Después de ciertas discusiones entre dichas familias, los jóvenes
regresaron a casa de don Martín al que le contaron lo ocurrido. 
 Por
supuesto, Martín no les creyó ni una palabra, tachándoles así de
vagos. 

Después del incidente, nunca se volvió a oír el "tararán-tararán"
entre las calles de Ibarra, pero la marca de aquella noche de terror, 

nunca se borrara en Manuel ni en Carlos. Ojala así aprendan a no
volver a rondar en la oscuridad a esas horas de la noche.
 



El padre Almeida

En esta historia se cuenta, como un padre el cual no era
 
precisamente el mejor debido a su mala conducta.
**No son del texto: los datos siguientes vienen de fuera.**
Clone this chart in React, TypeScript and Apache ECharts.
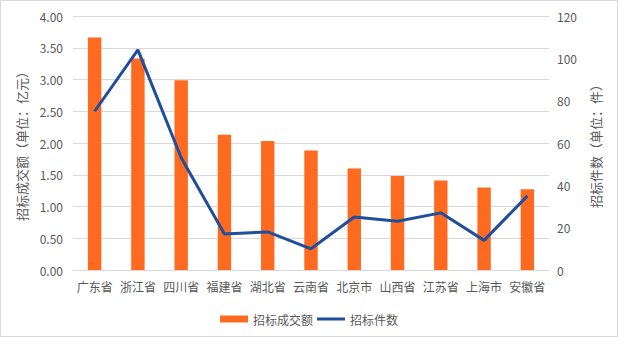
import React, { useEffect, useRef } from "react";
import * as echarts from "echarts";

const categories = ["广东省", "浙江省", "四川省", "福建省", "湖北省", "云南省", "北京市", "山西省", "江苏省", "上海市", "安徽省"];
const amountValues = [3.66, 3.33, 2.99, 2.13, 2.03, 1.88, 1.6, 1.48, 1.41, 1.3, 1.27];
const countValues = [75, 104, 53, 17, 18, 10, 25, 23, 27, 14, 35];

const FONT = "'Noto Sans CJK SC', 'Microsoft YaHei', sans-serif";
const TEXT = "#595959";

export default function App() {
  const ref = useRef<HTMLDivElement>(null);
  useEffect(() => {
    document.body.style.margin = "0";
    const chart = echarts.init(ref.current!, null, { renderer: "svg" });
    chart.setOption({
      animation: false,
      textStyle: { fontFamily: FONT, color: TEXT },
      grid: { left: 72, right: 68, top: 15, bottom: 66 },
      legend: {
        bottom: 6,
        left: "center",
        itemGap: 4,
        itemWidth: 28,
        itemHeight: 7,
        textStyle: { fontFamily: FONT, fontSize: 12, color: TEXT },
        data: [
          { name: "招标成交额", icon: "rect" },
          { name: "招标件数", icon: "path://M0,0 L28,0 L28,3 L0,3 Z" },
        ],
      },
      xAxis: {
        type: "category",
        data: categories,
        axisLine: { lineStyle: { color: "#d9d9d9" } },
        axisTick: { show: false },
        axisLabel: { color: TEXT, fontSize: 12, fontFamily: FONT, margin: 10, interval: 0 },
      },
      yAxis: [
        {
          type: "value",
          min: 0,
          max: 4,
          interval: 0.5,
          name: "招标成交额（单位：亿元）",
          nameLocation: "middle",
          nameRotate: 90,
          nameGap: 45,
          nameTextStyle: { color: TEXT, fontSize: 13, fontFamily: FONT },
          axisLabel: { color: TEXT, fontSize: 12, fontFamily: FONT, formatter: (v: number) => v.toFixed(2), margin: 10 },
          splitLine: { lineStyle: { color: "#d9d9d9" } },
          axisLine: { show: false },
          axisTick: { show: false },
        },
        {
          type: "value",
          min: 0,
          max: 120,
          interval: 20,
          name: "招标件数（单位：件）",
          nameLocation: "middle",
          nameRotate: 90,
          nameGap: 40,
          nameTextStyle: { color: TEXT, fontSize: 13, fontFamily: FONT },
          axisLabel: { color: TEXT, fontSize: 12, fontFamily: FONT, margin: 8 },
          splitLine: { show: false },
          axisLine: { show: false },
          axisTick: { show: false },
        },
      ],
      series: [
        {
          name: "招标成交额",
          type: "bar",
          data: amountValues,
          barWidth: "31%",
          itemStyle: { color: "#FF6A21" },
        },
        {
          name: "招标件数",
          type: "line",
          yAxisIndex: 1,
          data: countValues,
          symbol: "none",
          lineStyle: { color: "#1F4E9C", width: 3 },
          itemStyle: { color: "#1F4E9C" },
        },
      ],
    });
    return () => chart.dispose();
  }, []);
  return (
    <div
      style={{ position: "absolute", left: 0, top: 0, width: 618, height: 337, border: "1px solid #d9d9d9", boxSizing: "border-box", background: "#fff" }}
    >
      <div ref={ref} style={{ width: 616, height: 335 }} />
    </div>
  );
}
La leyenda cuenta que este padre, todas las noches salía a tomar
aguardiente, para salir tenía que subir en un brazo de la estatua de
Cristo, 
 pero una noche mientras intentaba salir se dio cuenta que la
estatua lo regreso a ver y le dijo: ¿Hasta cuando padre Almeida? y
este le contesto "Hasta la vuelta" y se marchó.
  Una vez ya
emborrachado, salió de la cantina y se encontraba paseando en las
calles de Quito, hasta que pasaron 6 hombres altos completamente
vestidos de negro con un ataúd, aunque el padre Almeida pensó
que era un toro con el cual chocó y se desplomo, pero al levantarse
regreso a ver en el interior del ataúd, y ere él, el padre Almeida, del
asombro huyo del lugar. 
 Se puso a pensar que eso era una señal y
que si seguía así podía morir intoxicado, entonces desde ese día ya
no ha vuelto a tomar y se nota en la cara de la estatua de Cristo
más sonriente.
 


 La fundación indígena de Quito 
Leyendas cuentan que hace muchísimos años, en una noche clara, 
 los habitantes del pueblo Cochasquí vieron caer una estrella.  Tuvieron miedo y corrieron hacia al palacio del rey para contarle  el acontecimiento. El rey, que también era un sacerdote y un brujo, pidió que se  calmaran y que estuvieran pacientes.  Quería arreglar las cosas con los dioses. Tomó un vaso de chicha  (una bebida de diferentes especies de maíz) y recitó un conjuro.  Bebió la chicha hasta caer en sopor.  Cuando se despertó, el rey reunió la gente de la comunidad para  compartir su visión con ellos.  "Los dioses no están enfadados con nosotros", dijo, "pero quieren  que dejemos este lugar para irnos a una tierra que es más rica,  fértil y bonita.  Tenemos que seguir los señales de esta estrella cayente. Donde se  cae, tenemos que encontrar nuestra nueva ciudad. " Entonces siguieron al rastro de la estrella hasta que llegaron al  pie del volcán Pichincha. Esto fue el lugar donde fundaron su  nueva ciudad.  Construyeron chozas, plantaron sus cultivos y hicieron templos  para el sol y para la luna.   Esto fue el inicio de lo que hoy en día es la ciudad de Quito.   
 



El gallo de la catedral La rutina de un hombre rico era de comer un desayuno opíparo, dormir una siesta, vestirse y luego pasear por la Plaza de la Independencia.  Cuando un día pasó la catedral, miró hacia arriba y miró al gallo de metal sobre el domo, dijo:  "¡Los gallos no valen para nada, ni éste de la catedral!" Después caminó a la tienda de la Señora Mariana para beber algunas mistelas (bebidas alcohólicas con sabores diferentes). Al volver, otra vez  miró hacia al gallo, esta vez más efusivo por el alcohol que tomó. Una noche, cuando regresó desde la tienda de la Señora Mariana, sintió una garra en su pierna. Se sintió atrapado y oyó al gallo decir: "¡Promete que nunca más vas a beber alcohol!" "¡Promete que nunca más vas a insultarme!"  "¡Levántate y haz tu promesa!!!"
El hombre respondió:
 
"¡Prometo, no voy a beber ni agua!"  "¡Prometo, nunca más voy a mencionarte!" "¡Perdóname! Perdóname!" Así se cumplió la misión y el gallo volvió al más alto del domo.